En el estacionamiento del aeropuerto de Damasco casi no hay coches y un taxista dice nostálgico mientras metemos nuestra ropa a su cajuela: "tú no sabes lo que era esto antes de la guerra, la gente inundaba las calles, no había dónde dejar el coche".
Una explosión no lo interrumpe. Se escucha cerca. Grande. De las que hacen vibrar el suelo.
-¿Y eso? -le pregunto.
-Bombas -me responde con gesto de resignación. Es todo el tiempo.
Debe ser. José Luis "El Choco" Valdivieso, productor, anotó que a las 16:28 cruzamos la puerta de la terminal y su teléfono marca las 16:35. "Y lo que nos falta", remata Gustavo Sánchez, camarógrafo, quien completa la terna de enviados especiales.
Dos horas antes, justo a las 14:30 horas del domingo empecé a sentir un hilito de miedo.
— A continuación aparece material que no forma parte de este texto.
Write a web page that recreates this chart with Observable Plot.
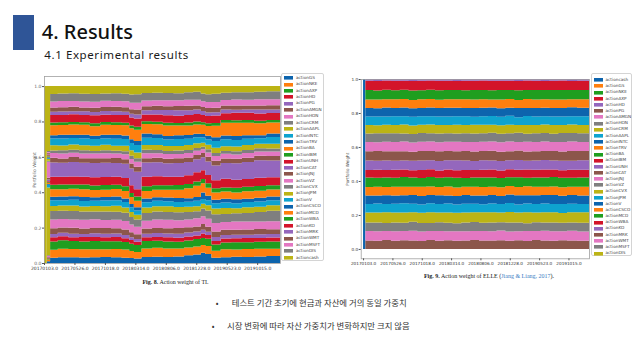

Fue el instante en que el piloto de Egyptair habló desde la cabina en árabe, encendió la señal de abrocharse los cinturones y el avión comenzó a descender.
Es difícil superar la adicción de cubrir una guerra. Se desea intensamente todo el tiempo cuando se está lejos y empieza uno a preguntarse "¿qué carajos estoy haciendo aquí?" en el instante mismo en que pisa suelo de combate.
Bajar de la nave es entrar a territorio Bashar al Asad. En la sala de revisión de pasaportes del Aeropuerto Internacional de Damasco hay una imagen del presidente en cada columna que sostiene el techo, en todos los cubículos de Migración y hasta en la solapa de los uniformes de los agentes.
De perfil con la bandera atrás, con bigote, sin bigote, de frente y serio, tres/cuartos con sonrisa mínima, candoroso en cuclillas sembrando un arbolito, galán de Top Gun con lentes oscuros y un avión de guerra que le sirve de escenografía. Posters, fotos, calcomanías, "pines".
Las memoricé en lo que verificaban la autenticidad de nuestras visas de periodistas, analizaban los sellos de los países a los que hemos entrado y marcaban al Ministerio de Información para preguntar qué hacían con nosotros.
"Pueden ustedes pasar, pero sus dos cámaras y su equipo (micrófono, lámpara, baterías, tripié, chalecos antibalas) se van a quedar aquí hasta mañana", resume firme en inglés con acento árabe el supervisor de Aduanas.
En su pequeña oficina de burócrata -son casi iguales en cualquier lugar del mundo- hay una computadora, muchos papeles, cuatro tazas con mate de coca y en el rincón siete cajas con distintos modelos de helicópteros a control remoto de juguete que se ve que recién decomisaron. Son casi iguales en cualquier lugar del mundo.
Hay pocos vuelos a la capital de Siria y los que llegan están casi vacíos. Nadie quiere estar aquí, pero los habitantes pelean por mantener su vida normal entre los ruidos de bombas y ráfagas y misiles y cohetes y disparos que se escuchan -a veces más cerca, a veces más lejos- todo el día y toda la noche. Lleva veinte meses esta guerra civil que ha desafiado los límites de la brutalidad y ya toca las Puertas de Damasco.